* [Data block]:
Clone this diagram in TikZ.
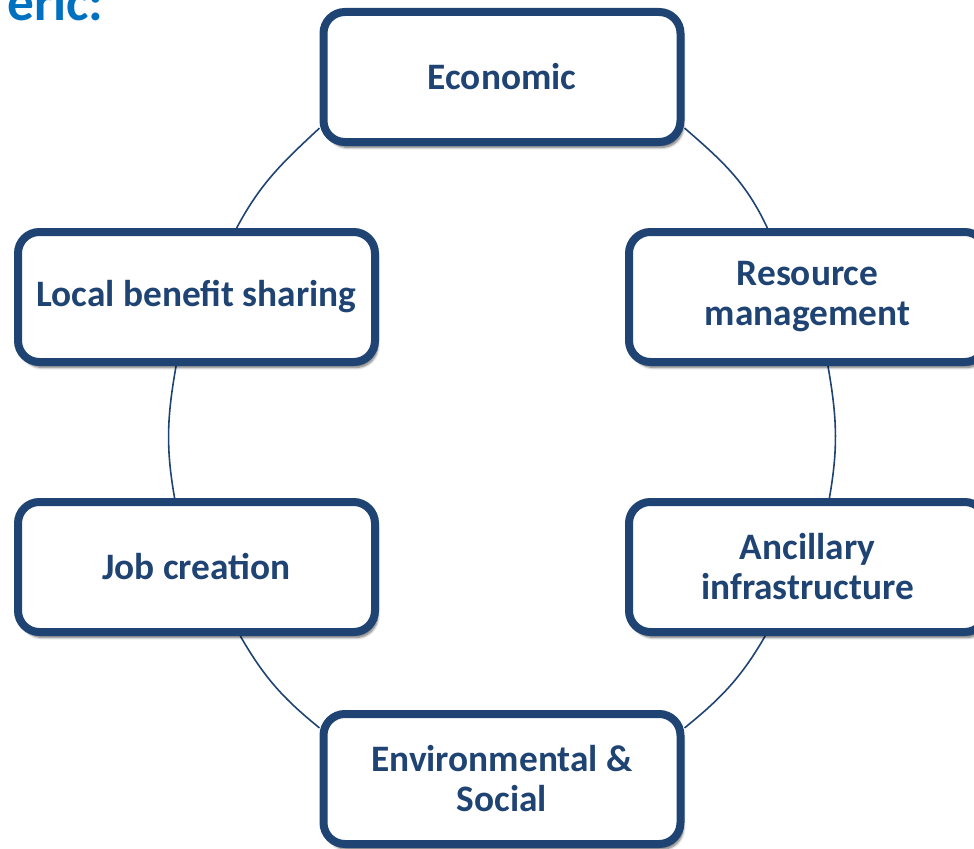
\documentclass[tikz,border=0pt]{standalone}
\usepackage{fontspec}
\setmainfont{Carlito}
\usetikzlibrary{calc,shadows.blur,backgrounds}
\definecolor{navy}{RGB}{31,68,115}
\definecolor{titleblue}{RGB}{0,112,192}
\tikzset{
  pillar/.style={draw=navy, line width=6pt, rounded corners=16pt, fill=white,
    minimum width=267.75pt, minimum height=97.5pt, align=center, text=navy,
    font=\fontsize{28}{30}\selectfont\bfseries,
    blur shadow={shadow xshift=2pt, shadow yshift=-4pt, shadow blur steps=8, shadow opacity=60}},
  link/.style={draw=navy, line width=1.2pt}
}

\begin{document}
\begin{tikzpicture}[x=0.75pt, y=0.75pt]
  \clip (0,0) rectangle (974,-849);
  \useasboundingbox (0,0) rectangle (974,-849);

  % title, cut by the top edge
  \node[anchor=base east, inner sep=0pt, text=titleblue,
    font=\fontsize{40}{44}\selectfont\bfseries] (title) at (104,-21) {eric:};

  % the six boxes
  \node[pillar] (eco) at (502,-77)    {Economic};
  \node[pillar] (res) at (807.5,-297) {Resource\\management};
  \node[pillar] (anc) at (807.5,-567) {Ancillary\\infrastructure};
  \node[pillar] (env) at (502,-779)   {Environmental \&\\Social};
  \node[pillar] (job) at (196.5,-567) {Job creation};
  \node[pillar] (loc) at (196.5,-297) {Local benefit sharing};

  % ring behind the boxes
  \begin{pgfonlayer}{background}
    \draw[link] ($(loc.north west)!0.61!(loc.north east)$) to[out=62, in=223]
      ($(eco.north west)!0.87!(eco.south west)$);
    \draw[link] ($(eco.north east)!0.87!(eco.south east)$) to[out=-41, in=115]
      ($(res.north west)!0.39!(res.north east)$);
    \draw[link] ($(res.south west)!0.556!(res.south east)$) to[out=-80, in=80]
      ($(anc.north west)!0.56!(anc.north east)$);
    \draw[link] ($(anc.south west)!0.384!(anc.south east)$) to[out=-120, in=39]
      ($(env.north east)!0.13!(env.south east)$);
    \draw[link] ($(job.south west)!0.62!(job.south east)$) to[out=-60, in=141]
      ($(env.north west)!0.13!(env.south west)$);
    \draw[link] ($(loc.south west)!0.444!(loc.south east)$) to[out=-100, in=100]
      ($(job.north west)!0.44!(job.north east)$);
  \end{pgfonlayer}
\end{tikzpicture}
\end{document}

* [Work required]: Take the lines from the start of the material to the line with "(loc) at (196.5,-297)", both included, and transcribe them exactly without the pictures.

* [Output for this exercise]:
Clone this diagram in TikZ.
\documentclass[tikz,border=0pt]{standalone}
\usepackage{fontspec}
\setmainfont{Carlito}
\usetikzlibrary{calc,shadows.blur,backgrounds}
\definecolor{navy}{RGB}{31,68,115}
\definecolor{titleblue}{RGB}{0,112,192}
\tikzset{
  pillar/.style={draw=navy, line width=6pt, rounded corners=16pt, fill=white,
    minimum width=267.75pt, minimum height=97.5pt, align=center, text=navy,
    font=\fontsize{28}{30}\selectfont\bfseries,
    blur shadow={shadow xshift=2pt, shadow yshift=-4pt, shadow blur steps=8, shadow opacity=60}},
  link/.style={draw=navy, line width=1.2pt}
}

\begin{document}
\begin{tikzpicture}[x=0.75pt, y=0.75pt]
  \clip (0,0) rectangle (974,-849);
  \useasboundingbox (0,0) rectangle (974,-849);

  % title, cut by the top edge
  \node[anchor=base east, inner sep=0pt, text=titleblue,
    font=\fontsize{40}{44}\selectfont\bfseries] (title) at (104,-21) {eric:};

  % the six boxes
  \node[pillar] (eco) at (502,-77)    {Economic};
  \node[pillar] (res) at (807.5,-297) {Resource\\management};
  \node[pillar] (anc) at (807.5,-567) {Ancillary\\infrastructure};
  \node[pillar] (env) at (502,-779)   {Environmental \&\\Social};
  \node[pillar] (job) at (196.5,-567) {Job creation};
  \node[pillar] (loc) at (196.5,-297) {Local benefit sharing};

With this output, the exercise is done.